To be sure, there are ways to keep a cartoon presence on your desk – or
any other flat surface – even if you choose not to use a physical desktop
planner; and there are ways to increase the percentage of space devoted to
cartoons if you do use a desktop
planning book. All that is necessary is a page-a-day calendar, which provides a
different bit of comic (and/or thoughtful) artistry every day. With these
tear-off calendars as with desktop planners, there is a more-contemporary
approach and a more-traditional one, so you can choose whatever works better
for you. Comics Every Day is the
up-to-date way to get, well, comics every day. This calendar offers 52
different comics, one per week, taken from the even-more-numerous offerings at
the GoComics Web site. You can visit the site for a larger helping of any
calendar comic that strikes your fancy – but the neat thing about the calendar
is that it gives you a chance to see cartooning you probably would not see if
you simply went to the site, since the selection there is so vast that you
would be unlikely to stumble upon any specific strip you did not already know.
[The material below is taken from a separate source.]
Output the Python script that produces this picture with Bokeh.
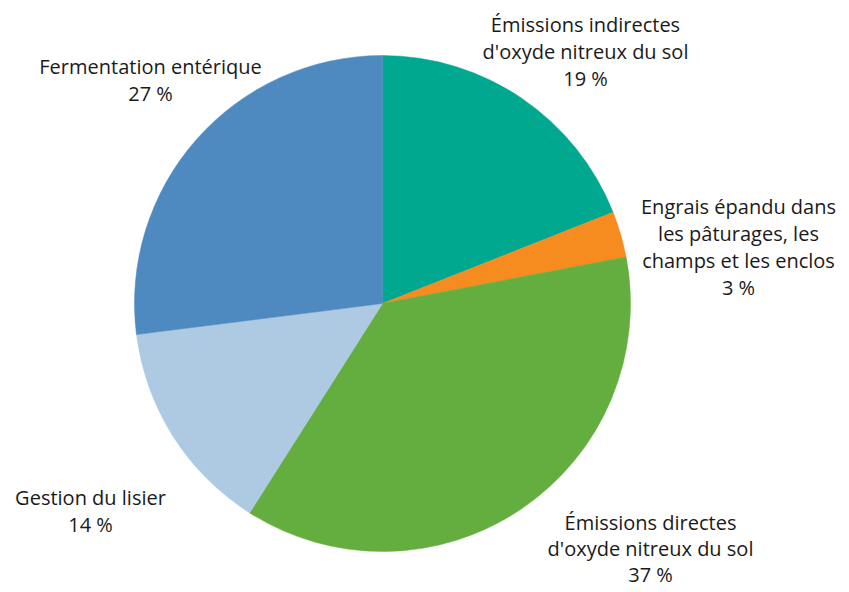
import numpy as np
from bokeh.plotting import figure
from bokeh.models import ColumnDataSource, Range1d
from bokeh.core.properties import value
from bokeh.embed import file_html
from bokeh.resources import INLINE

# Data
categories = [
    "Émissions indirectes\nd'oxyde nitreux du sol",
    "Engrais épandu dans\nles pâturages, les\nchamps et les enclos",
    "Émissions directes\nd'oxyde nitreux du sol",
    "Gestion du lisier",
    "Fermentation entérique",
]
shares = [19, 3, 37, 14, 27]
colors = ["#00A88F", "#F68B1F", "#64AE3F", "#AEC9E2", "#4E8ABF"]

# Layout (pixel coordinates, y measured from top)
W, H = 849, 592
cx, cy, r = 382, 303, 248
label_pos = [(585, 24), (738, 206), (650, 522), (90, 497), (150, 66)]
line_gap = 27

p = figure(width=W, height=H, output_backend="svg", toolbar_location=None,
           x_range=Range1d(0, W), y_range=Range1d(0, H), min_border=0)
p.axis.visible = False
p.grid.visible = False
p.outline_line_color = None

vals = np.array(shares, dtype=float)
frac = vals / vals.sum()
cum = np.concatenate([[0], np.cumsum(frac)])
start = np.pi / 2 - cum[:-1] * 2 * np.pi
end = np.pi / 2 - cum[1:] * 2 * np.pi

src = ColumnDataSource(dict(start=start, end=end, color=colors))
p.wedge(x=cx, y=H - cy, radius=r, start_angle="start", end_angle="end",
        direction="clock", fill_color="color", line_color="color", line_width=0.5,
        source=src)

tx, ty, tt = [], [], []
for cat, s, (lx, ly) in zip(categories, shares, label_pos):
    lines = cat.split("\n") + [f"{s} %"]
    gap = line_gap - 1 if ly > 500 and len(lines) == 3 and lx > 600 else line_gap
    for i, ln in enumerate(lines):
        tx.append(lx)
        ty.append(H - (ly + i * gap))
        tt.append(ln)

p.text(x=tx, y=ty, text=tt, text_align="center", text_baseline="middle",
       text_font=value("Open Sans"), text_font_size="20px", text_color="#1a1a1a")

open("out.html", "w").write(file_html(p, INLINE))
True, the calendar comes with the risk of being saddled with a week of strips
you do not care for, but that is a small matter beside the potential pleasure
of encountering one or more you have never seen before and will truly enjoy
discovering. Perhaps you will like Everyday
People by Cathy Thorne, in which a woman eating from a bag of pork rinds
comments, “I am eating healthy – they’re organic.” Or Lug Nuts by J.C. Duffy, which shows a man whittling a forget-me-not
moose for his love. Or Four Eyes by
Gemma Correll, which in one strip shows a “mantra ray” chanting “om, om, om.” Then
there is Break of Day by Nate Fakes,
in which one woman tells another about being on “an all-condiment diet.” And there
is Too Much Coffee Man by Shannon
Wheeler, wherein a crowd shows up in a couple’s bedroom and the woman asks the
man, “Did you mess with my privacy settings?” And there are many more offerings
here – even including a week of Sarah’s
Scribbles.
However, if you prefer the tried-and-true (more accurately, the
tried-and-true-and-truly-wonderful), you can opt for the Peanuts page-a-day calendar for 2019, which shows for the umpteenth
time that Charles Schulz’ characters have lost none of their ability to amuse,
delight and occasionally inspire introspection in the years since Schulz’ death
in 2000. Each page of the calendar has a Schulz strip in full color, although
the dailies were in black-and-white when originally drawn. The familiar, indeed
classic, characters are all here, their adventures fitting their personalities
as perfectly as ever. In one sequence, Lucy throws Schroeder’s beloved piano
into a tree, which turns out to be the notorious kite-eating tree, and sure
enough, the tree eats the piano – leaving Charlie Brown to wonder what
Beethoven would have done. Then there is Snoopy appearing in a spacesuit,
intending to be the “first beagle on the moon.” Lucy laments not knowing the
answers to life, so Linus gives her a page on which he has written the number
5. Charlie Brown tries to improve his baseball team’s performance by having
everyone consume an electrolyte-rich drink, and the team loses by 200 to
nothing. Elsewhere, Charlie Brown comments to Snoopy on the dog’s many adventures
possibly making a good book, so Snoopy seats himself at a typewriter and
begins, “It was a dark and stormy night.” Classic Peanuts lines like that crop up periodically throughout the year,
but even strips without such lines are delightful. There is the one in which
Woodstock, the little yellow bird, practices diving into Snoopy’s water dish,
than complains “because the pool isn’t heated.” And the one in which Snoopy
notes, “I have lots of sentimentality. It’s my stomach that’s practical!” And
the sequence in which Snoopy has to appear before “the head beagle” because he
has not been chasing his monthly quota of rabbits. The gentle absurdity of the Peanuts world always brought a welcome
contrast to the everyday activities of mundane existence, and with the new 2019
calendar, Schulz’ characters and situations can continue to delight desktops
(and anywhere else you may choose to display them) throughout the coming year.